"Noc” to sztuka Andrzeja Stasiuka nominowana do Nagrody Literackiej Nike 2006. Powstała pierwotnie na zamówienie festiwalu w Düsseldorfie, a od 8 września możemy ją zobaczyć na scenie Teatru Polskiego w Szczecinie.
Spektakl przedpremierowo pokazany będzie dziś i jutro, a w najbliższą sobotę zaplanowano jego oficjalną premierę. Reżyseruje go Julia Wernio. W obsadzie tej „słowiańsko-germańskiej tragifarsy medycznej” (taki podtytuł nosi książka Stasiuka) znajdziemy m.in. Krzysztofa Baumana (który znany jest szczecińskim teatromanom ze swego udziału w „Wyzwoleniu” Wyspiańskiego). O swojej roli (Ciała Martwego Złodzieja) powiedział, że wbrew pozorom nie jest to bierna i mało aktywna postać. „Ciało bez serca może funkcjonować dzięki duszy”. Dorota Chrulska, która kreuje Duszę Martwego Złodzieja dodała, że „Bez duszy nie za bardzo da się żyć”. Na spotkaniu z dziennikarzami wiele miał do powiedzenia także Jacek Polaczek, który jest w „Nocy” Starym Jubilerem. Mówił m.in. o schematach myślowych i stereotypach dotyczących nacji (nie tylko Niemców i Polaków), które zakorzeniły się w naszej świadomości i o tym jak pisze na ten temat Stasiuk. Według Baumana jest to „Sztuka i granicach tolerancji i wrażliwości na drugiego człowieka”.

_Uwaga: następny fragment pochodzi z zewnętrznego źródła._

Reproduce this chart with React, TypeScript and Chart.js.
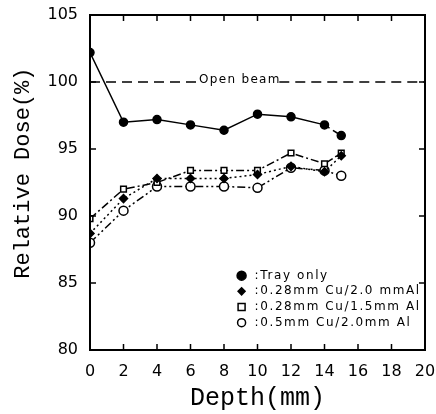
import React, { useEffect, useRef } from 'react';
import { Chart, registerables } from 'chart.js';

Chart.register(...registerables);

const depths = [0, 2, 4, 6, 8, 10, 12, 14, 15];
const trayOnly = [102.2, 97.0, 97.2, 96.8, 96.4, 97.6, 97.4, 96.8, 96.0];
const cu028Al20 = [88.7, 91.3, 92.8, 92.8, 92.8, 93.1, 93.7, 93.3, 94.5];
const cu028Al15 = [89.8, 92.0, 92.5, 93.4, 93.4, 93.4, 94.7, 93.9, 94.7];
const cu05Al20 = [88.0, 90.4, 92.2, 92.2, 92.2, 92.1, 93.6, 93.4, 93.0];
const seriesLabels = [':Tray only', ':0.28mm Cu/2.0 mmAl', ':0.28mm Cu/1.5mm Al', ':0.5mm Cu/2.0mm Al'];
const xTickValues = [0, 2, 4, 6, 8, 10, 12, 14, 16, 18, 20];
const yTickValues = [80, 85, 90, 95, 100, 105];
const openBeamLevel = 100;
const openBeamLabel = 'Open beam';
const openBeamGap = [6.6, 11.3];
const xTitle = 'Depth(mm)';
const yTitle = 'Relative Dose(%)';
const yTitleCenterValue = 93.2;

const toPts = (ys: number[]) => depths.map((x, i) => ({ x, y: ys[i] }));

function drawMarker(ctx: CanvasRenderingContext2D, style: string, x: number, y: number, r: number, filled: boolean) {
  ctx.save();
  ctx.beginPath();
  if (style === 'circle') ctx.arc(x, y, r, 0, Math.PI * 2);
  else if (style === 'rect') ctx.rect(x - r, y - r, 2 * r, 2 * r);
  else if (style === 'rectRot') {
    ctx.moveTo(x, y - r); ctx.lineTo(x + r, y); ctx.lineTo(x, y + r); ctx.lineTo(x - r, y); ctx.closePath();
  }
  ctx.fillStyle = filled ? '#000' : '#fff';
  ctx.fill();
  ctx.lineWidth = 1.5;
  ctx.strokeStyle = '#000';
  ctx.stroke();
  ctx.restore();
}

const markerDefs = [
  { style: 'circle', r: 4.5, filled: true },
  { style: 'rectRot', r: 3.5, filled: true },
  { style: 'rect', r: 3.5, filled: false },
  { style: 'circle', r: 4, filled: false },
];

const decorPlugin = {
  id: 'decor',
  afterDraw(chart: any) {
    const { ctx, chartArea: a, scales } = chart;
    const xs = scales.x, ys = scales.y;
    ctx.save();
    ctx.strokeStyle = '#000';
    ctx.lineWidth = 2;
    ctx.strokeRect(a.left, a.top, a.right - a.left, a.bottom - a.top);
    ctx.lineWidth = 1.5;
    ctx.beginPath();
    xTickValues.forEach((v) => {
      const px = xs.getPixelForValue(v);
      ctx.moveTo(px, a.bottom); ctx.lineTo(px, a.bottom - 6);
      ctx.moveTo(px, a.top); ctx.lineTo(px, a.top + 6);
    });
    yTickValues.forEach((v) => {
      const py = ys.getPixelForValue(v);
      ctx.moveTo(a.left, py); ctx.lineTo(a.left + 6, py);
      ctx.moveTo(a.right, py); ctx.lineTo(a.right - 6, py);
    });
    ctx.stroke();

    // Y axis title
    ctx.save();
    ctx.translate(23, ys.getPixelForValue(yTitleCenterValue));
    ctx.rotate(-Math.PI / 2);
    ctx.fillStyle = '#000';
    ctx.font = '22px "Liberation Mono"';
    ctx.textAlign = 'center';
    ctx.textBaseline = 'middle';
    ctx.fillText(yTitle, 0, 0);
    ctx.restore();

    // Open beam label
    const lx = (xs.getPixelForValue(openBeamGap[0]) + xs.getPixelForValue(openBeamGap[1])) / 2;
    const ly = ys.getPixelForValue(openBeamLevel);
    ctx.fillStyle = '#000';
    ctx.font = '12px "DejaVu Sans"';
    (ctx as any).letterSpacing = '1.3px';
    ctx.textAlign = 'center';
    ctx.textBaseline = 'alphabetic';
    ctx.fillText(openBeamLabel, lx, ly + 1);

    // legend
    ctx.font = '12px "DejaVu Sans"';
    (ctx as any).letterSpacing = '1.6px';
    ctx.textAlign = 'left';
    ctx.textBaseline = 'middle';
    const mx = xs.getPixelForValue(9.05);
    const ty0 = ys.getPixelForValue(85.55);
    seriesLabels.forEach((lab, i) => {
      const yy = ty0 + i * 15.7;
      const m = markerDefs[i];
      drawMarker(ctx, m.style, mx, yy, m.r, m.filled);
      ctx.fillStyle = '#000';
      ctx.fillText(lab, mx + 13, yy);
    });
    ctx.restore();
  },
};

export default function App() {
  const ref = useRef<HTMLCanvasElement | null>(null);
  useEffect(() => {
    if (!ref.current) return;
    const openBeam = [
      { x: 0, y: openBeamLevel },
      { x: openBeamGap[0], y: openBeamLevel },
      { x: (openBeamGap[0] + openBeamGap[1]) / 2, y: null },
      { x: openBeamGap[1], y: openBeamLevel },
      { x: 20, y: openBeamLevel },
    ];
    const chart = new Chart(ref.current, {
      type: 'scatter',
      data: {
        datasets: [
          {
            label: 'Open beam', data: openBeam as any, showLine: true, spanGaps: false,
            borderColor: '#000', borderWidth: 1.3, borderDash: [10, 6], pointRadius: 0,
          },
          {
            label: seriesLabels[0], data: toPts(trayOnly), showLine: true,
            borderColor: '#000', borderWidth: 1.5, pointStyle: 'circle', pointRadius: 4,
            pointBackgroundColor: '#000', pointBorderColor: '#000',
            segment: { borderDash: (c: any) => (c.p0DataIndex === depths.length - 2 ? [6, 4] : undefined) },
          },
          {
            label: seriesLabels[1], data: toPts(cu028Al20), showLine: true,
            borderColor: '#000', borderWidth: 1.5, borderDash: [2, 3], pointStyle: 'rectRot', pointRadius: 4,
            pointBackgroundColor: '#000', pointBorderColor: '#000',
          },
          {
            label: seriesLabels[2], data: toPts(cu028Al15), showLine: true,
            borderColor: '#000', borderWidth: 1.5, borderDash: [8, 3, 2, 3], pointStyle: 'rect', pointRadius: 4,
            pointBackgroundColor: '#fff', pointBorderColor: '#000', pointBorderWidth: 1.5,
          },
          {
            label: seriesLabels[3], data: toPts(cu05Al20), showLine: true,
            borderColor: '#000', borderWidth: 1.5, borderDash: [8, 3, 2, 3, 2, 3], pointStyle: 'circle', pointRadius: 4.5,
            pointBackgroundColor: '#fff', pointBorderColor: '#000', pointBorderWidth: 1.5,
          },
        ],
      },
      options: {
        animation: false,
        responsive: false,
        layout: { padding: { left: 0, right: 11, top: 15, bottom: 0 } },
        plugins: { legend: { display: false }, tooltip: { enabled: false } },
        scales: {
          x: {
            type: 'linear', min: 0, max: 20,
            grid: { display: false, drawTicks: false },
            border: { display: false },
            ticks: { stepSize: 2, color: '#000', font: { family: 'DejaVu Sans', size: 16 }, padding: 12, maxRotation: 0 },
            title: { display: true, text: xTitle, color: '#000', font: { family: 'Liberation Mono', size: 25 }, padding: { top: 0, bottom: 1 } },
            afterFit: (s: any) => { s.height = 64; s.paddingLeft = 0; s.paddingRight = 0; },
          },
          y: {
            type: 'linear', min: 80, max: 105,
            grid: { display: false, drawTicks: false },
            border: { display: false },
            ticks: { stepSize: 5, color: '#000', font: { family: 'DejaVu Sans', size: 16 }, padding: 12 },
            title: { display: false, text: yTitle },
            afterFit: (s: any) => { s.width = 90; s.paddingTop = 0; s.paddingBottom = 0; },
          },
        },
      },
      plugins: [decorPlugin],
    });
    return () => chart.destroy();
  }, []);
  return (
    <div style={{ position: 'absolute', left: 0, top: 0, width: 436, height: 414, background: '#fff' }}>
      <canvas ref={ref} width={436} height={414} />
    </div>
  );
}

Reżyserka w materiałach prasowych na temat sztuki umieściła swoją „Impresję o Nocy”. Według niej ‘Nocą świat staje się dziwny. Pojawią się sny, snują się wspomnienia, krążą zjawy żywych i umarłych. A tuż przed świtem niemożliwe staje się możliwe”
Scenografia przedstawienia to dzieło jej siostry - Elżbiety Wernio. Określiła ona swą pracę słowami: „Gramy w pewnej pustce, w przestrzeni niczyjej, dlatego postanowiłam miejscem akcji uczynić opuszczone lotnisko.” Muzykę do „Nocy” stworzył Adam Opatowicz, a na żywo na scenie będzie ja wykonywał Krzysztof Baranowski (grając na fisharmonii). „Punktem odniesienia przy jej komponowaniu była stypa w podrzędnej mieścinie, gdzieś na peryferiach kultur i obyczajów” powiedział autor.
Andrzej Stasiuk jest dla wielu czytelników wielkim autorytetem, precyzyjnie i mądrze interpretującym współczesność polską i środkowoeuropejską. Warto więc przekonać się jak jego dzieło jest kreowane przez szczecińskich aktorów.